§ **WHAT IS REQUIRED**: Take the listing from its first line through the line that contains "2001 bez badania)" and please retype those lines exactly, leaving out the pictures.
########################################
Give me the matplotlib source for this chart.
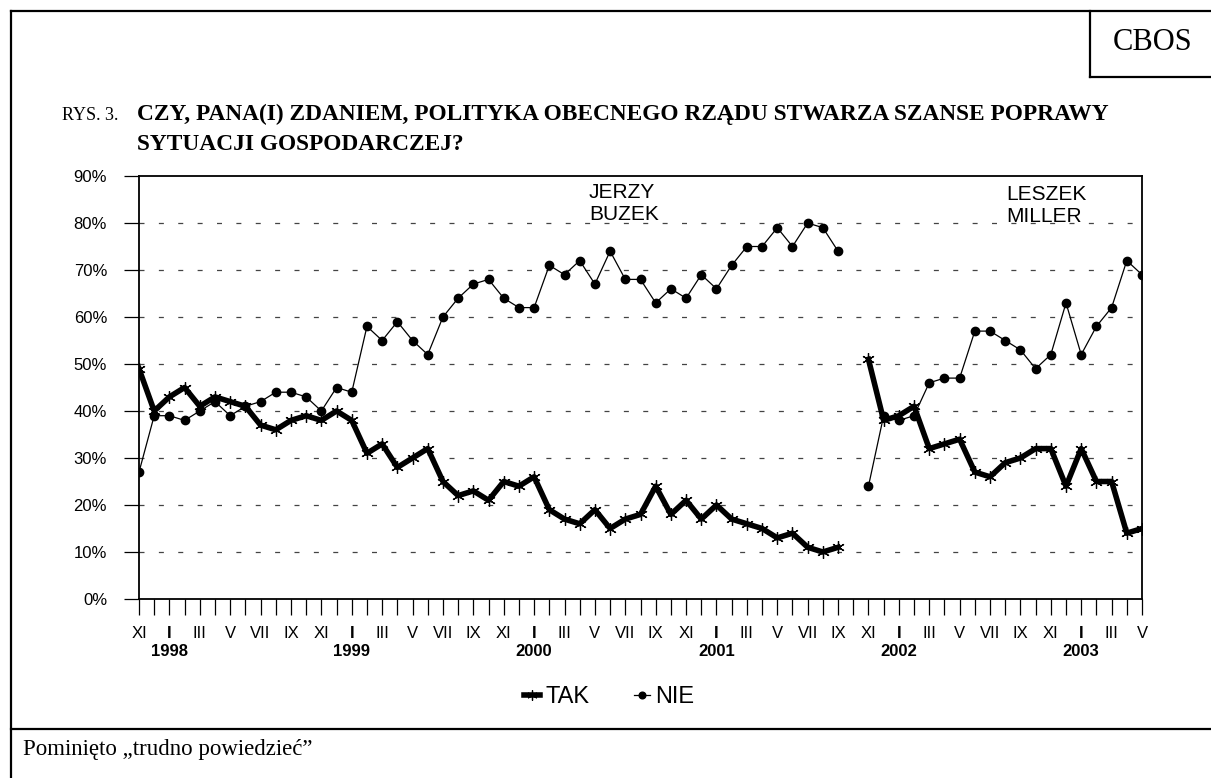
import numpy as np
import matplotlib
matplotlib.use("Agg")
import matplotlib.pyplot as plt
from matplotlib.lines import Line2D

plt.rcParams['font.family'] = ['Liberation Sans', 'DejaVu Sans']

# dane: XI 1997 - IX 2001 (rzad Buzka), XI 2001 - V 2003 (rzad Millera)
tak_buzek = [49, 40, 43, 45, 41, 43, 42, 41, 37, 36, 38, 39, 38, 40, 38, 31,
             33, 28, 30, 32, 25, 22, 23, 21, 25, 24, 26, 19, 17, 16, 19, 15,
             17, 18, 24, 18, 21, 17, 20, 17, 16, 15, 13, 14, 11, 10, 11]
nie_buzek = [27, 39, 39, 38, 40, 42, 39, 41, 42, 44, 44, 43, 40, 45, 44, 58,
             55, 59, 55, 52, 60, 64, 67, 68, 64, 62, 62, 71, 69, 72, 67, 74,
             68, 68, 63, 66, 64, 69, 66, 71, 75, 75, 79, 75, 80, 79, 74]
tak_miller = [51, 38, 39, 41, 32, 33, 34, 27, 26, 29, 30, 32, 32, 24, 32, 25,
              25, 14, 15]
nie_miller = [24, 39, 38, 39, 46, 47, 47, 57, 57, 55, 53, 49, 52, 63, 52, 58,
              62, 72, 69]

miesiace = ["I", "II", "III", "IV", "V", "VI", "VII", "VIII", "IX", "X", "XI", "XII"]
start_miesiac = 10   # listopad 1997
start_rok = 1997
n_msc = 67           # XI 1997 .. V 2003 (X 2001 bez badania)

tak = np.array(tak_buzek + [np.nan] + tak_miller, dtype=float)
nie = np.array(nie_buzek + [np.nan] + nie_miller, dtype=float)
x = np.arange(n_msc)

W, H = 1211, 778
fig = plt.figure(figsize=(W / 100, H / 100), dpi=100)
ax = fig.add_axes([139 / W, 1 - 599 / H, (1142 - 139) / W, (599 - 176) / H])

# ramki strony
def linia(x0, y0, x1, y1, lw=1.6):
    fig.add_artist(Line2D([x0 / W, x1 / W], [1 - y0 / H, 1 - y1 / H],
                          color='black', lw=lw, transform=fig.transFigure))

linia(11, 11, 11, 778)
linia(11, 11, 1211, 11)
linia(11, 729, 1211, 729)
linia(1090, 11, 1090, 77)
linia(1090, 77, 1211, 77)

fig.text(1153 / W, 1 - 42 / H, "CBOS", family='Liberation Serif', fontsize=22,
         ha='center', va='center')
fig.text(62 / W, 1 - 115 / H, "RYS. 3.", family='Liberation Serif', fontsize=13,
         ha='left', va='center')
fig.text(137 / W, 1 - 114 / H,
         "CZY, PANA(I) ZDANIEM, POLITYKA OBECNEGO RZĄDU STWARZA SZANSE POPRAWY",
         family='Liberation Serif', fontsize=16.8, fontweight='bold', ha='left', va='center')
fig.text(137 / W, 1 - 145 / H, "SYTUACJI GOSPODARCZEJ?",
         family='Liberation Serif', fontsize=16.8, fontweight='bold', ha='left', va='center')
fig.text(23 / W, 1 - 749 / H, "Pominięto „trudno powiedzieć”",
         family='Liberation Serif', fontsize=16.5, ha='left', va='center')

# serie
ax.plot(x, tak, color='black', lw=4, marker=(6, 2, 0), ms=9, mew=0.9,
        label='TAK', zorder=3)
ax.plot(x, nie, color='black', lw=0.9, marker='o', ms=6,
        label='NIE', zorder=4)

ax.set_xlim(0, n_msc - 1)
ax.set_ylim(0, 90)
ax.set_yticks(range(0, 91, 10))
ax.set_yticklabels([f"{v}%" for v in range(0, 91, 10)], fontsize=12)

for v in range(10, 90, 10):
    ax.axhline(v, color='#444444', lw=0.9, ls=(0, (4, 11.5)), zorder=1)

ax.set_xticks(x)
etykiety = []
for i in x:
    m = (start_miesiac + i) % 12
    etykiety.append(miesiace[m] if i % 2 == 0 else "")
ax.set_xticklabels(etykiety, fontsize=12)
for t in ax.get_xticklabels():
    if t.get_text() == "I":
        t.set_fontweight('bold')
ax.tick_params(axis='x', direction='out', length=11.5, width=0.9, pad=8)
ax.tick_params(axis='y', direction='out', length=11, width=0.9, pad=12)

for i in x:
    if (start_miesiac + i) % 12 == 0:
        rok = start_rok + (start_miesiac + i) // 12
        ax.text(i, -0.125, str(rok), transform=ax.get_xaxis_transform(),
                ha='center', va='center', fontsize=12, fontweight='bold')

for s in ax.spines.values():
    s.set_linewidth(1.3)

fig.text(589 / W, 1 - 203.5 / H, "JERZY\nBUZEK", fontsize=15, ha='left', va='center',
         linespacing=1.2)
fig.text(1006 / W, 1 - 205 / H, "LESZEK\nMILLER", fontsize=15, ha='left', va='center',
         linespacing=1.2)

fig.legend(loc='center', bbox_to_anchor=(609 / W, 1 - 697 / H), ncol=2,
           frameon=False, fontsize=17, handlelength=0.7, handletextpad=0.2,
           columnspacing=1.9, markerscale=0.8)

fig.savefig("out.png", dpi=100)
########################################
§ **SOLUTION TO THE EXERCISE**:
Give me the matplotlib source for this chart.
import numpy as np
import matplotlib
matplotlib.use("Agg")
import matplotlib.pyplot as plt
from matplotlib.lines import Line2D

plt.rcParams['font.family'] = ['Liberation Sans', 'DejaVu Sans']

# dane: XI 1997 - IX 2001 (rzad Buzka), XI 2001 - V 2003 (rzad Millera)
tak_buzek = [49, 40, 43, 45, 41, 43, 42, 41, 37, 36, 38, 39, 38, 40, 38, 31,
             33, 28, 30, 32, 25, 22, 23, 21, 25, 24, 26, 19, 17, 16, 19, 15,
             17, 18, 24, 18, 21, 17, 20, 17, 16, 15, 13, 14, 11, 10, 11]
nie_buzek = [27, 39, 39, 38, 40, 42, 39, 41, 42, 44, 44, 43, 40, 45, 44, 58,
             55, 59, 55, 52, 60, 64, 67, 68, 64, 62, 62, 71, 69, 72, 67, 74,
             68, 68, 63, 66, 64, 69, 66, 71, 75, 75, 79, 75, 80, 79, 74]
tak_miller = [51, 38, 39, 41, 32, 33, 34, 27, 26, 29, 30, 32, 32, 24, 32, 25,
              25, 14, 15]
nie_miller = [24, 39, 38, 39, 46, 47, 47, 57, 57, 55, 53, 49, 52, 63, 52, 58,
              62, 72, 69]

miesiace = ["I", "II", "III", "IV", "V", "VI", "VII", "VIII", "IX", "X", "XI", "XII"]
start_miesiac = 10   # listopad 1997
start_rok = 1997
n_msc = 67           # XI 1997 .. V 2003 (X 2001 bez badania)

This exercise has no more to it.